■ WHAT YOU SHOULD DO
Lines containing the string "image" are to be collected in full.

■ SUPPLIED INFORMATION
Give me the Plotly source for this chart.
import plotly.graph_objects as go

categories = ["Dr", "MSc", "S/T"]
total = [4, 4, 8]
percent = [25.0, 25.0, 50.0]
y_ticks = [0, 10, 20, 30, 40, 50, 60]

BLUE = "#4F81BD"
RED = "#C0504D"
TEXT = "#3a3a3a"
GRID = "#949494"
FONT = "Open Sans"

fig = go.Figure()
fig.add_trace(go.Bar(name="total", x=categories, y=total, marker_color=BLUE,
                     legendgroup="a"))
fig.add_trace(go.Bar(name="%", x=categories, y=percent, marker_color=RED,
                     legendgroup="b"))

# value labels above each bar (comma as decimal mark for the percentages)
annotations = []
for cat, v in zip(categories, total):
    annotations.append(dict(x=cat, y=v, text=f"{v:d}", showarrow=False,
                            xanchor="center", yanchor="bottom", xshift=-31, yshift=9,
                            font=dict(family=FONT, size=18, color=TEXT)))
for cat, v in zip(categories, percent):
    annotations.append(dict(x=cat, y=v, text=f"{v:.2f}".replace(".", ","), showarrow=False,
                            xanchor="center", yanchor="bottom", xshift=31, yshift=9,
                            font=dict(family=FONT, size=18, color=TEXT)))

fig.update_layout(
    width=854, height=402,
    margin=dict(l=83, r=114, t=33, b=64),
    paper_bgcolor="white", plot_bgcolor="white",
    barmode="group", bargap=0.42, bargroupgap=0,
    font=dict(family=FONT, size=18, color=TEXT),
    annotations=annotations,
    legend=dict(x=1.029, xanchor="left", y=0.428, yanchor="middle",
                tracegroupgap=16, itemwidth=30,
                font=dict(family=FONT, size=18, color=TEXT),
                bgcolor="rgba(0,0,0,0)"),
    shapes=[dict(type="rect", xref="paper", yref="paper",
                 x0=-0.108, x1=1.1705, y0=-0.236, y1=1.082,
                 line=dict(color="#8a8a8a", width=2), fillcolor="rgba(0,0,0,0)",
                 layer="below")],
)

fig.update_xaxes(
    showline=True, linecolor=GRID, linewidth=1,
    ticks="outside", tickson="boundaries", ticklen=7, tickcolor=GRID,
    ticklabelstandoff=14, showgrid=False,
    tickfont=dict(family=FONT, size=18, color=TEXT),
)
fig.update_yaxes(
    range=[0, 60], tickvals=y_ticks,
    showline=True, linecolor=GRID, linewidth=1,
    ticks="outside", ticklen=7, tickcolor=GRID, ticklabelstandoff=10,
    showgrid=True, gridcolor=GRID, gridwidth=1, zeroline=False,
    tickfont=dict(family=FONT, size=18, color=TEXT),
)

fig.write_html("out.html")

...

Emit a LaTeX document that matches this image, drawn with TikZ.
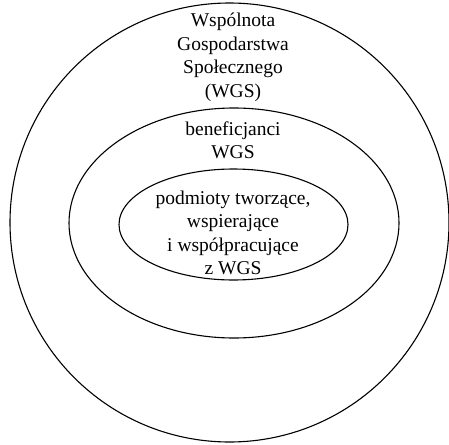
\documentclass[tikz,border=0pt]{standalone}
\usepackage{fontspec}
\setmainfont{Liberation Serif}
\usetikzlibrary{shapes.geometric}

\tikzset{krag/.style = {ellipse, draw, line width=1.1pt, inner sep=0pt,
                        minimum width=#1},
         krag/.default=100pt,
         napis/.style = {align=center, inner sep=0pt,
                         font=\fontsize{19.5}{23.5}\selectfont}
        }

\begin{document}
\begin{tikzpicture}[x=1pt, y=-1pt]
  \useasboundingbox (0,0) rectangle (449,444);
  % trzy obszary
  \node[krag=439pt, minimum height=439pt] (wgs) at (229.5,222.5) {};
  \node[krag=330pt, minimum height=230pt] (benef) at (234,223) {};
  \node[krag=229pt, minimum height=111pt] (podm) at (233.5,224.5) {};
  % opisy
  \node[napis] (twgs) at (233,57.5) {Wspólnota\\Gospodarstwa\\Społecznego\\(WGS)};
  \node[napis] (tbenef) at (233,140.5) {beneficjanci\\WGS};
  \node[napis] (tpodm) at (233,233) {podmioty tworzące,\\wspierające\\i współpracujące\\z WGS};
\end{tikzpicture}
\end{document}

--

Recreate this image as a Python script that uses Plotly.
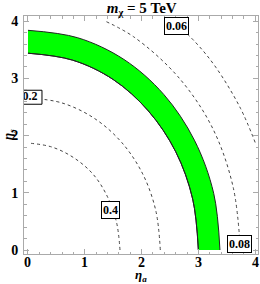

■ SOLUTION TO THIS EXERCISE
Emit a LaTeX document that matches this image, drawn with TikZ.
Recreate this image as a Python script that uses Plotly.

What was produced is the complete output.